▸ **REQUIREMENT**: Write out the records beneath this line exactly as they appear, minus any images.

▸ **RECORDS SUPPLIED**:

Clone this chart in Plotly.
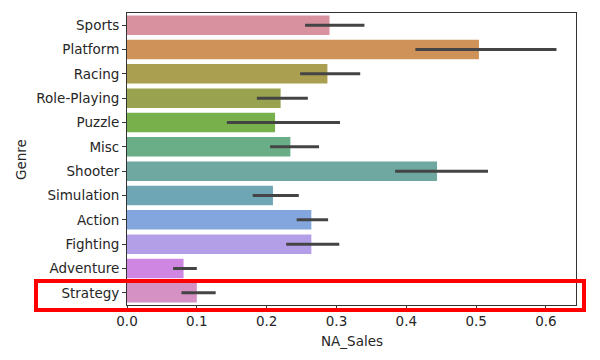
import plotly.graph_objects as go

genres = ["Sports", "Platform", "Racing", "Role-Playing", "Puzzle", "Misc",
          "Shooter", "Simulation", "Action", "Fighting", "Adventure", "Strategy"]
na_sales = [0.290, 0.504, 0.287, 0.220, 0.212, 0.234, 0.444, 0.209, 0.264, 0.264, 0.081, 0.100]
ci_low = [0.255, 0.413, 0.248, 0.186, 0.143, 0.205, 0.384, 0.180, 0.243, 0.228, 0.066, 0.078]
ci_high = [0.340, 0.615, 0.334, 0.259, 0.305, 0.275, 0.517, 0.246, 0.288, 0.304, 0.100, 0.127]
bar_colors = ["#d8929f", "#cf9259", "#aa9e50", "#99a24f", "#78b04c", "#6aae88",
              "#6fa8a0", "#6fa6b5", "#83a6de", "#b39fe8", "#cf86e2", "#d590c4"]
x_ticks = [0.0, 0.1, 0.2, 0.3, 0.4, 0.5, 0.6]

err_plus = [h - v for h, v in zip(ci_high, na_sales)]
err_minus = [v - l for v, l in zip(na_sales, ci_low)]

fig = go.Figure()
fig.add_trace(go.Bar(
    y=genres, x=na_sales, orientation="h", width=0.8,
    marker=dict(color=bar_colors, line=dict(width=0)),
    error_x=dict(type="data", symmetric=False, array=err_plus, arrayminus=err_minus,
                 width=0, thickness=3, color="#444444"),
    showlegend=False,
))

font = dict(family="DejaVu Sans", size=13.5, color="#262626")
# page body has an 8px offset; plot area targeted at x 127..576, y 13..305
OFF = 8
PX0, PX1, PY0, PY1 = 127, 576, 13, 305
W, H = 600, 360
L, T = PX0 - OFF, PY0 - OFF
R, B = W + OFF - PX1, H + OFF - PY1
pw, ph = PX1 - PX0, PY1 - PY0

fig.update_layout(
    width=W, height=H,
    margin=dict(l=L, r=R, t=T, b=B),
    paper_bgcolor="white", plot_bgcolor="white",
    font=font,
    xaxis=dict(range=[0, 0.643], tickvals=x_ticks, tickformat=".1f",
               showgrid=False, zeroline=False, showline=True, mirror=True,
               linecolor="#333333", linewidth=1, ticks="outside", ticklen=4,
               tickcolor="#333333", automargin=False),
    yaxis=dict(categoryorder="array", categoryarray=genres, autorange="reversed",
               showgrid=False, zeroline=False, showline=True, mirror=True,
               linecolor="#333333", linewidth=1, ticks="outside", ticklen=4,
               tickcolor="#333333", automargin=False),
)

def px(x):
    return (x - PX0) / pw

def py(y):
    return (PY1 - y) / ph

fig.add_annotation(text="NA_Sales", xref="paper", yref="paper",
                   x=0.5, y=py(341), showarrow=False, font=font,
                   xanchor="center", yanchor="middle")
fig.add_annotation(text="Genre", xref="paper", yref="paper",
                   x=px(21), y=py(160), showarrow=False, font=font,
                   textangle=-90, xanchor="center", yanchor="middle")

fig.add_shape(type="rect", xref="paper", yref="paper",
              x0=px(36), x1=px(584), y0=py(310), y1=py(281),
              line=dict(color="#ff0000", width=4), fillcolor="rgba(0,0,0,0)")

fig.write_html("out.html")
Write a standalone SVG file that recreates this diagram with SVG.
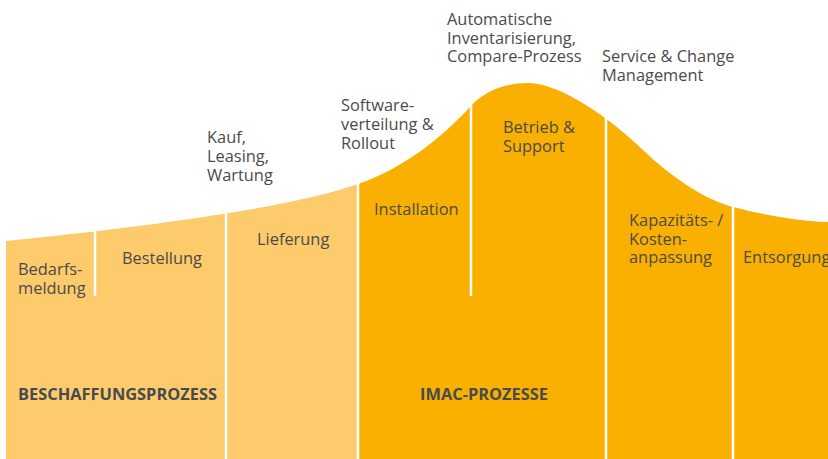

▸ **ANSWER FOR THIS EXERCISE**:
Clone this chart in Plotly.
import plotly.graph_objects as go

genres = ["Sports", "Platform", "Racing", "Role-Playing", "Puzzle", "Misc",
          "Shooter", "Simulation", "Action", "Fighting", "Adventure", "Strategy"]
na_sales = [0.290, 0.504, 0.287, 0.220, 0.212, 0.234, 0.444, 0.209, 0.264, 0.264, 0.081, 0.100]
ci_low = [0.255, 0.413, 0.248, 0.186, 0.143, 0.205, 0.384, 0.180, 0.243, 0.228, 0.066, 0.078]
ci_high = [0.340, 0.615, 0.334, 0.259, 0.305, 0.275, 0.517, 0.246, 0.288, 0.304, 0.100, 0.127]
bar_colors = ["#d8929f", "#cf9259", "#aa9e50", "#99a24f", "#78b04c", "#6aae88",
              "#6fa8a0", "#6fa6b5", "#83a6de", "#b39fe8", "#cf86e2", "#d590c4"]
x_ticks = [0.0, 0.1, 0.2, 0.3, 0.4, 0.5, 0.6]

err_plus = [h - v for h, v in zip(ci_high, na_sales)]
err_minus = [v - l for v, l in zip(na_sales, ci_low)]

fig = go.Figure()
fig.add_trace(go.Bar(
    y=genres, x=na_sales, orientation="h", width=0.8,
    marker=dict(color=bar_colors, line=dict(width=0)),
    error_x=dict(type="data", symmetric=False, array=err_plus, arrayminus=err_minus,
                 width=0, thickness=3, color="#444444"),
    showlegend=False,
))

font = dict(family="DejaVu Sans", size=13.5, color="#262626")
# page body has an 8px offset; plot area targeted at x 127..576, y 13..305
OFF = 8
PX0, PX1, PY0, PY1 = 127, 576, 13, 305
W, H = 600, 360
L, T = PX0 - OFF, PY0 - OFF
R, B = W + OFF - PX1, H + OFF - PY1
pw, ph = PX1 - PX0, PY1 - PY0

fig.update_layout(
    width=W, height=H,
    margin=dict(l=L, r=R, t=T, b=B),
    paper_bgcolor="white", plot_bgcolor="white",
    font=font,
    xaxis=dict(range=[0, 0.643], tickvals=x_ticks, tickformat=".1f",
               showgrid=False, zeroline=False, showline=True, mirror=True,
               linecolor="#333333", linewidth=1, ticks="outside", ticklen=4,
               tickcolor="#333333", automargin=False),
    yaxis=dict(categoryorder="array", categoryarray=genres, autorange="reversed",
               showgrid=False, zeroline=False, showline=True, mirror=True,
               linecolor="#333333", linewidth=1, ticks="outside", ticklen=4,
               tickcolor="#333333", automargin=False),
)

def px(x):
    return (x - PX0) / pw

def py(y):
    return (PY1 - y) / ph

fig.add_annotation(text="NA_Sales", xref="paper", yref="paper",
                   x=0.5, y=py(341), showarrow=False, font=font,
                   xanchor="center", yanchor="middle")
fig.add_annotation(text="Genre", xref="paper", yref="paper",
                   x=px(21), y=py(160), showarrow=False, font=font,
                   textangle=-90, xanchor="center", yanchor="middle")

fig.add_shape(type="rect", xref="paper", yref="paper",
              x0=px(36), x1=px(584), y0=py(310), y1=py(281),
              line=dict(color="#ff0000", width=4), fillcolor="rgba(0,0,0,0)")

fig.write_html("out.html")
Write a standalone SVG file that recreates this diagram with SVG.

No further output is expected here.